Problem:
Will you repeat only the lines beginning at the one that mentions "Output the LaTeX" and ending at the one that mentions "(8.5,8.5) -- (1038,8.5);", both of them included, exactly?

Exercise input:
= = = = =
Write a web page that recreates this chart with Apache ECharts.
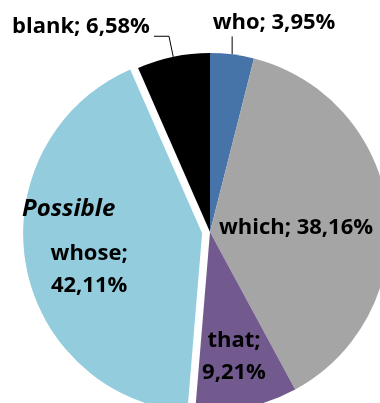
= = = = =
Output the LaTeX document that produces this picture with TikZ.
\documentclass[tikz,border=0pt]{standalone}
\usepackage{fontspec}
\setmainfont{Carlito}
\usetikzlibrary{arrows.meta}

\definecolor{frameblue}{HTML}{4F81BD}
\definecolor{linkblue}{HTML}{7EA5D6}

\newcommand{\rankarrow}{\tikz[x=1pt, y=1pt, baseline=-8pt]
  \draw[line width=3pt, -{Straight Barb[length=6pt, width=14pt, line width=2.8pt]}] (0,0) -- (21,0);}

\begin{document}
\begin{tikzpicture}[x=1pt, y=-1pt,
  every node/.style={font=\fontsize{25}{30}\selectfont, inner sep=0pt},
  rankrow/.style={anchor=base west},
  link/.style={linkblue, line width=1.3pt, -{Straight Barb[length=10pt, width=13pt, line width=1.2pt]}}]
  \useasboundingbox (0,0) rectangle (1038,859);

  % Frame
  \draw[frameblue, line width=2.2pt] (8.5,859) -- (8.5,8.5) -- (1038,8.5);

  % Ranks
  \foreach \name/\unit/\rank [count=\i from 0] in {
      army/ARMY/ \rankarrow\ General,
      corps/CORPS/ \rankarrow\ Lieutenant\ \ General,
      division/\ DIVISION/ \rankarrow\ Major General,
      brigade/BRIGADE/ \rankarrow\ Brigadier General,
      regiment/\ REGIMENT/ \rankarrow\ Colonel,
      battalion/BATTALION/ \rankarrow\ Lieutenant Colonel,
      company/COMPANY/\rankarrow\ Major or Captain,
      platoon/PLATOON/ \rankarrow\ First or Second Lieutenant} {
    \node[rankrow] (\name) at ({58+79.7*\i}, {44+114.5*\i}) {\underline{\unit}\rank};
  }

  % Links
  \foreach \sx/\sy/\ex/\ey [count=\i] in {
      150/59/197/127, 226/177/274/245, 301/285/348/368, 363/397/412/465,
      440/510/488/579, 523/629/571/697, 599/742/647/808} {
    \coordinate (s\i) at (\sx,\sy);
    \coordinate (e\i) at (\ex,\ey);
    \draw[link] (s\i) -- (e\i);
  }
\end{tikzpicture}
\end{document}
= = = = =
Written solution:
Output the LaTeX document that produces this picture with TikZ.
\documentclass[tikz,border=0pt]{standalone}
\usepackage{fontspec}
\setmainfont{Carlito}
\usetikzlibrary{arrows.meta}

\definecolor{frameblue}{HTML}{4F81BD}
\definecolor{linkblue}{HTML}{7EA5D6}

\newcommand{\rankarrow}{\tikz[x=1pt, y=1pt, baseline=-8pt]
  \draw[line width=3pt, -{Straight Barb[length=6pt, width=14pt, line width=2.8pt]}] (0,0) -- (21,0);}

\begin{document}
\begin{tikzpicture}[x=1pt, y=-1pt,
  every node/.style={font=\fontsize{25}{30}\selectfont, inner sep=0pt},
  rankrow/.style={anchor=base west},
  link/.style={linkblue, line width=1.3pt, -{Straight Barb[length=10pt, width=13pt, line width=1.2pt]}}]
  \useasboundingbox (0,0) rectangle (1038,859);

  % Frame
  \draw[frameblue, line width=2.2pt] (8.5,859) -- (8.5,8.5) -- (1038,8.5);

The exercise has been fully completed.